In primo luogo va esclusa la denunziata nullità della sentenza perchè la Corte territoriale ha effettuato in più occasioni una adeguata e congruamente motivata valutazione sull’attendibilità di un teste anzichè di un altro, ponendo a base di tale accertamento riscontri oggettivi individuati sulla più lunga esperienza lavorativa, sulle modalità di conoscenza delle circostanze ovvero sulla acquisizione diretta o de relato dei fatti. In secondo luogo, deve sottolinearsi che il giudizio di attendibilità dei testi, come la scelta tra le varie risultanze probatorie di quelle ritenute più idonee a sorreggere la motivazione involgono apprezzamenti di fatto riservati al giudice di merito, il quale è libero di attingere il proprio convincimento da quelle prove che ritenga più attendibili, senza essere tenuto ad una esplicita confutazione degli altri elementi probatori non accolti, anche se allegati dalle parti (cfr. Cass. 4.7.2017 n. 16467; Cass. 2.8.2016 n. 16056);

che il secondo motivo è, invece, infondato perchè, da un lato, giova precisare che l’omesso esame di elementi istruttori non integra, di per sè, vizio di omesso esame di un fatto decisivo, se il fatto storico rilevante in causa – come si evince dalla stessa formulazione della censura – sia stato comunque preso in considerazione dal giudice, benchè la sentenza non abbia dato conto di tutte le risultanze probatorie (Cass. 22.9.2014 n. 19881); dall’altro, va rilevato che le censure, ancorchè svolte sotto il profilo della violazione di legge, si sostanziano in una critica sulla ricostruzione dei fatti operata dalla Corte di merito che è stata adeguatamente motivata: con la proposizione del ricorso per cassazione, infatti, il ricorrente non può rimettere in discussione, contrapponendone uno difforme, l’apprezzamento di fatto dei giudici del merito, tratto dall’analisi degli elementi di valutazione disponibili ed in sè coerente, atteso che l’apprezzamento dei fatti e delle prove è sottratto al sindacato di legittimità, dal momento che, nell’ambito di quest’ultimo, non è conferito il potere di riesaminare e valutare il merito della causa, ma solo quello di controllare, sotto il profilo logico-formale della correttezza giuridica, l’esame e la valutazione fatta dal giudice di merito (Cass. 7.4.2017 n. 9097; Cass. 6.4.2011 n. 7921).

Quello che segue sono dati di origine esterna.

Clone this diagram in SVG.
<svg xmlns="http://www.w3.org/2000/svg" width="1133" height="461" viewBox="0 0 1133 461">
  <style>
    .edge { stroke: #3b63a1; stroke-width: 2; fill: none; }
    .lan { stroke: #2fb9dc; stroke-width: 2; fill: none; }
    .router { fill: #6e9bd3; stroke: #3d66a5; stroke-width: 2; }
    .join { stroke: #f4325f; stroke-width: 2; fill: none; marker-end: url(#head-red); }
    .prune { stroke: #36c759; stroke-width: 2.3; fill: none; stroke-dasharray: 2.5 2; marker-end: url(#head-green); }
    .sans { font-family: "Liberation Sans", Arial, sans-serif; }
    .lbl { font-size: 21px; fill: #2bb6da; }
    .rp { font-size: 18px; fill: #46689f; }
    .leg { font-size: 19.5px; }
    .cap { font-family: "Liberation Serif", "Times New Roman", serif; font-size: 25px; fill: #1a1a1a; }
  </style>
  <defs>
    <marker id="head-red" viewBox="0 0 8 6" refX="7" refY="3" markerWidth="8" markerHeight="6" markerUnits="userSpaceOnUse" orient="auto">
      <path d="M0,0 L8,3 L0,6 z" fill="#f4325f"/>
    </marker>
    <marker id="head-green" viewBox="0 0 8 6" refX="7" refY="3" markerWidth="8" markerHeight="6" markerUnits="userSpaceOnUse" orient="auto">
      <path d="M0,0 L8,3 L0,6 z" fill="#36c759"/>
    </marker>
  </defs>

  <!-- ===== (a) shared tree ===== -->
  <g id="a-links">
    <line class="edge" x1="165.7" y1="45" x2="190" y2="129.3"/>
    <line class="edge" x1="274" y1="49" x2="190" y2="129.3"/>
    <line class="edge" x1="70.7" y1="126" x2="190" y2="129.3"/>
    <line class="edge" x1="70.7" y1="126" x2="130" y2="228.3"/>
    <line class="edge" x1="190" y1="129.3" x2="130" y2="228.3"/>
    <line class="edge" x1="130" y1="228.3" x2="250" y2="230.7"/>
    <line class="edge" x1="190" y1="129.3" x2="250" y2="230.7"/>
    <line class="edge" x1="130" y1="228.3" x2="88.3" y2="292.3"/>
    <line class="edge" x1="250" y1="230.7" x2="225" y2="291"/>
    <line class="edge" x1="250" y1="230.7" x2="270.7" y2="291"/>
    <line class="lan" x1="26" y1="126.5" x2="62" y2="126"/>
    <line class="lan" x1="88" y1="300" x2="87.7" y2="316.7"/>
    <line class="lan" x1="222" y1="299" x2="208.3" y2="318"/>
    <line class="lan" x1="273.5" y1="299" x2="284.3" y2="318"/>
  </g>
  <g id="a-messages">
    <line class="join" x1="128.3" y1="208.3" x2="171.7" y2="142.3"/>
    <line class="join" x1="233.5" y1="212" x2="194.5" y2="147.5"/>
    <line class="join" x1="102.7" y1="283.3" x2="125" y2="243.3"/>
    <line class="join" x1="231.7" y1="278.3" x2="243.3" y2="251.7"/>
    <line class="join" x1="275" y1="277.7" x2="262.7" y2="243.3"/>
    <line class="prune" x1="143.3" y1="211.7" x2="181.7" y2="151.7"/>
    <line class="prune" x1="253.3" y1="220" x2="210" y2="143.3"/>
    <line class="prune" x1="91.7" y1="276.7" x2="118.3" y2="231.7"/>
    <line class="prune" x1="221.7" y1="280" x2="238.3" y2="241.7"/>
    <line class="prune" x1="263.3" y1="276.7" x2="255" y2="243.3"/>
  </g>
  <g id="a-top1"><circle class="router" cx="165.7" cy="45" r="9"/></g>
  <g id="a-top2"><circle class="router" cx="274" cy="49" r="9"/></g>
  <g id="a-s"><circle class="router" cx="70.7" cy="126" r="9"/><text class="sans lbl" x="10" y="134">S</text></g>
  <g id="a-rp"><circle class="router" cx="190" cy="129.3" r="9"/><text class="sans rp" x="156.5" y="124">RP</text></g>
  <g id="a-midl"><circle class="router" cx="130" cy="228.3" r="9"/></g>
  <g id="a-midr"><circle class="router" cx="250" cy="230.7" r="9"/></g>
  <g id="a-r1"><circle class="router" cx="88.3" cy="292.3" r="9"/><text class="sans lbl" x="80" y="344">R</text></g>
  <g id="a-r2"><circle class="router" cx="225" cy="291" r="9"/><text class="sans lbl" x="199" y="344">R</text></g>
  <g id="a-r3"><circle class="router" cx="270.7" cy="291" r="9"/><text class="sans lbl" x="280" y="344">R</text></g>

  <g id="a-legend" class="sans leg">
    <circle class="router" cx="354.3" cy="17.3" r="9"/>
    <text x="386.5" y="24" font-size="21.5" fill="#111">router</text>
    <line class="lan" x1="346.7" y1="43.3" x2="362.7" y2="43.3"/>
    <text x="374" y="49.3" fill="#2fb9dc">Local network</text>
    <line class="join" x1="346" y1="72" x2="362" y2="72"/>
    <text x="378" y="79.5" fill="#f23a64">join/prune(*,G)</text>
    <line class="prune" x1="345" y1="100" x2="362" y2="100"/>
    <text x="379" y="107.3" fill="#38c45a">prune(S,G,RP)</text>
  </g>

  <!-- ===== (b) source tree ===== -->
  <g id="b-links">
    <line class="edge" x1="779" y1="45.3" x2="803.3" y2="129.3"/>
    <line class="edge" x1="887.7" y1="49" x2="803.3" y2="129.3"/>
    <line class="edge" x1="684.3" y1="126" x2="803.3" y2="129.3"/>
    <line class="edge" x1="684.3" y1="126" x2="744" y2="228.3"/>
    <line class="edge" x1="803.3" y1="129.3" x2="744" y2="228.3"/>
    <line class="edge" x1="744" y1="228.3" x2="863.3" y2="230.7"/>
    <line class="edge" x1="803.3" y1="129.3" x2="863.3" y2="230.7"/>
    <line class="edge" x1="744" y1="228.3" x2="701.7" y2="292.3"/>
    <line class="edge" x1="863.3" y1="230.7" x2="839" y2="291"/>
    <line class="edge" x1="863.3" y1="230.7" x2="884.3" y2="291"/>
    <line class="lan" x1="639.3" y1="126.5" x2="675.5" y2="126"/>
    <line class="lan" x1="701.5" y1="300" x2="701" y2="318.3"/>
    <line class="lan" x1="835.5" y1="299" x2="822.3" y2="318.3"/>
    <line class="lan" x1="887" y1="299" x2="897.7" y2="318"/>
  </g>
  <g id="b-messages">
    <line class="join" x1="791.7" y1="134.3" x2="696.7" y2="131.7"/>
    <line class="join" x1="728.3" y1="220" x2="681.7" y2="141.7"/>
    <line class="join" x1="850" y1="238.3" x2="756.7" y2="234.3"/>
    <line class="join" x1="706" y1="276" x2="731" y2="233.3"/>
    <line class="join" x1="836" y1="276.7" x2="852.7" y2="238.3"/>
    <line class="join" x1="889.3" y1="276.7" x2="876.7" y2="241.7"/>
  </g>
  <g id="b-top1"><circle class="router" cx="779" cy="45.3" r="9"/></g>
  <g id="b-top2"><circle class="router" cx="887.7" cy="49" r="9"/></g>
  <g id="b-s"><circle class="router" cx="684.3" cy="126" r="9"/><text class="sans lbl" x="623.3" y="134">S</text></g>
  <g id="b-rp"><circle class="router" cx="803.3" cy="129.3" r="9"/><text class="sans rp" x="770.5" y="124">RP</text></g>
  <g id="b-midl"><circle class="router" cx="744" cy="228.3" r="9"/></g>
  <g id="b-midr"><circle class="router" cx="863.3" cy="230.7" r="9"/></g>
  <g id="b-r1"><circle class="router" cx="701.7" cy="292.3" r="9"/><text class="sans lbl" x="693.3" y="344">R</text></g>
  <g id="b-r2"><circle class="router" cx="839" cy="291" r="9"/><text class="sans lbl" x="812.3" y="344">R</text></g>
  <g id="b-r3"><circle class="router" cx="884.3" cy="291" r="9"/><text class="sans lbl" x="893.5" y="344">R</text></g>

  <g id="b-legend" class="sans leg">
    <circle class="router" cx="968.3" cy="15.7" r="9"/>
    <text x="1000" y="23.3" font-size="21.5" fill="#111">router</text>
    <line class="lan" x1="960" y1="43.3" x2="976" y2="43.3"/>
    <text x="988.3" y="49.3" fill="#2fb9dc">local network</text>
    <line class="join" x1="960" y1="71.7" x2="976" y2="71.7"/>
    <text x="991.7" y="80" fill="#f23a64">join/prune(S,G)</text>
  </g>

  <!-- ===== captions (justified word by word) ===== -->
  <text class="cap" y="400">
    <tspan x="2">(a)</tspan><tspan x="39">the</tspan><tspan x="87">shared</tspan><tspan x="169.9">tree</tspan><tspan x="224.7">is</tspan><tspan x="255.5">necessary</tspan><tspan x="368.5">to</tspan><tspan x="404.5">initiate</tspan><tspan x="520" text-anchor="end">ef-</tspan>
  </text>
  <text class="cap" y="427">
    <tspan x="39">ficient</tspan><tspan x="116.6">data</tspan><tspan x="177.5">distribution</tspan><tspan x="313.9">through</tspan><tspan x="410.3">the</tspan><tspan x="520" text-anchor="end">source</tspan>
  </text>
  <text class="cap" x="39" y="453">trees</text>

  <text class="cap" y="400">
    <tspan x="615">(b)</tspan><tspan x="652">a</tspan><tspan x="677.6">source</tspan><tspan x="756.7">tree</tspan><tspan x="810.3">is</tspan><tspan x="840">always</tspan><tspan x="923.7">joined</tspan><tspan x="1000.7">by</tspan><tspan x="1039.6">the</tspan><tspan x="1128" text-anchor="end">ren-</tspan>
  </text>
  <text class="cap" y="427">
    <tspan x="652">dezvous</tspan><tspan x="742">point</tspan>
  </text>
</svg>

Nel caso in esame, la sentenza impugnata ha offerto motivatamente una propria versione dei fatti oggetto della lite e, in particolare sulla data dell’inizio del primo rapporto lavorativo e ha argomentato di conseguenza esaminando le risultanze istruttorie, cosicchè, sotto tale profilo, risulta incensurabile in questa sede;

che, alla stregua di quanto esposto, il ricorso deve essere rigettato;

che nulla va disposto in ordine alle spese di lite non avendo l’intimata e l’INPS svolto attività difensiva; ai sensi del D.P.R. n. 115 del 2002, art. 13, comma 1 quater, nel testo risultante dalla L. 24.12.2012 n. 228, deve provvedersi, ricorrendone i presupposti, come da dispositivo.

P.Q.M.

La Corte rigetta il ricorso. Ai sensi del D.P.R. n. 115 del 2002, art. 13, comma 1 quater, nel testo risultante dalla L. 24 dicembre 2012, n. 228, dà atto della sussistenza dei presupposti per il versamento, da parte della ricorrente, dell’ulteriore importo a titolo di contributo unificato, pari a quello dovuto per il ricorso, a norma dello stesso art. 13, comma 1 bis.

Così deciso in Roma, nella Adunanza camerale, il 27 marzo 2019.